Accounting matters could cause REITs to trade at an NTA discount too

Additionally, NTA values themselves can sometimes be difficult for investors to accurately measure due largely to different accounting methods used by trusts. For example, some trusts may use a cost basis approach while others use current valuations which could lead to discrepancies if assets were purchased at different times.

Furthermore, non-cash items such as appreciation in land values or revaluation reserves may also not be reflected in the NTA figure shown on a trust’s balance sheet. This could lead to further distortions between the share price and NTA value.

So, does a REIT trading at a discount to NTA represent a bargain?

The short answer to this question is – it depends.

As a general rule, we think that if an ASX REIT is trading at a discount of over 20%, there might be underlying issues such as liquidity which mean that such a fund is not an ideal investment. Of course, you shouldn’t rule out an investment just because of this, but it should serve as a ‘yellow flag’. In other words, you need to examine this issue specifically as part of your due diligence.
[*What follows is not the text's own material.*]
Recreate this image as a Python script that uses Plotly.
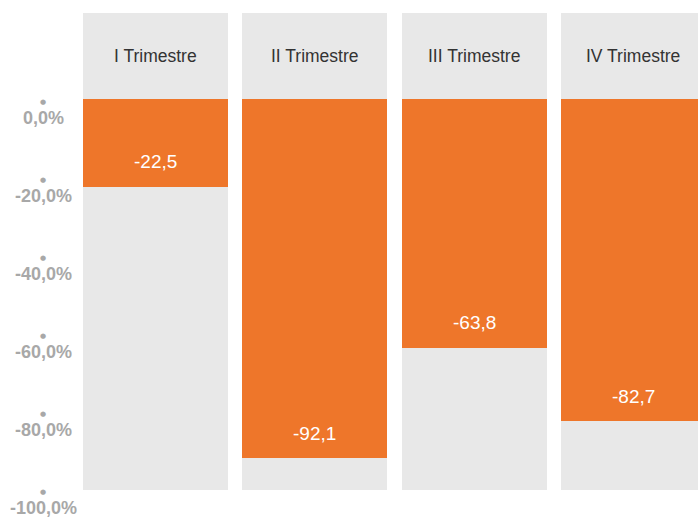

If an ASX REIT is trading at a slight discount to NTA, but has historically traded at a premium, it may represent a buying opportunity. Investors should nonetheless be careful – considering to why it is trading at a discount.

But ultimately, investors should consider several factors when pondering an investment in an ASX REIT – not just whether it is trading at a premium or a discount to its NTA.

In particular, investors should look at the balance sheet, its P/FFO multiple and yield as well as its P/NTA position.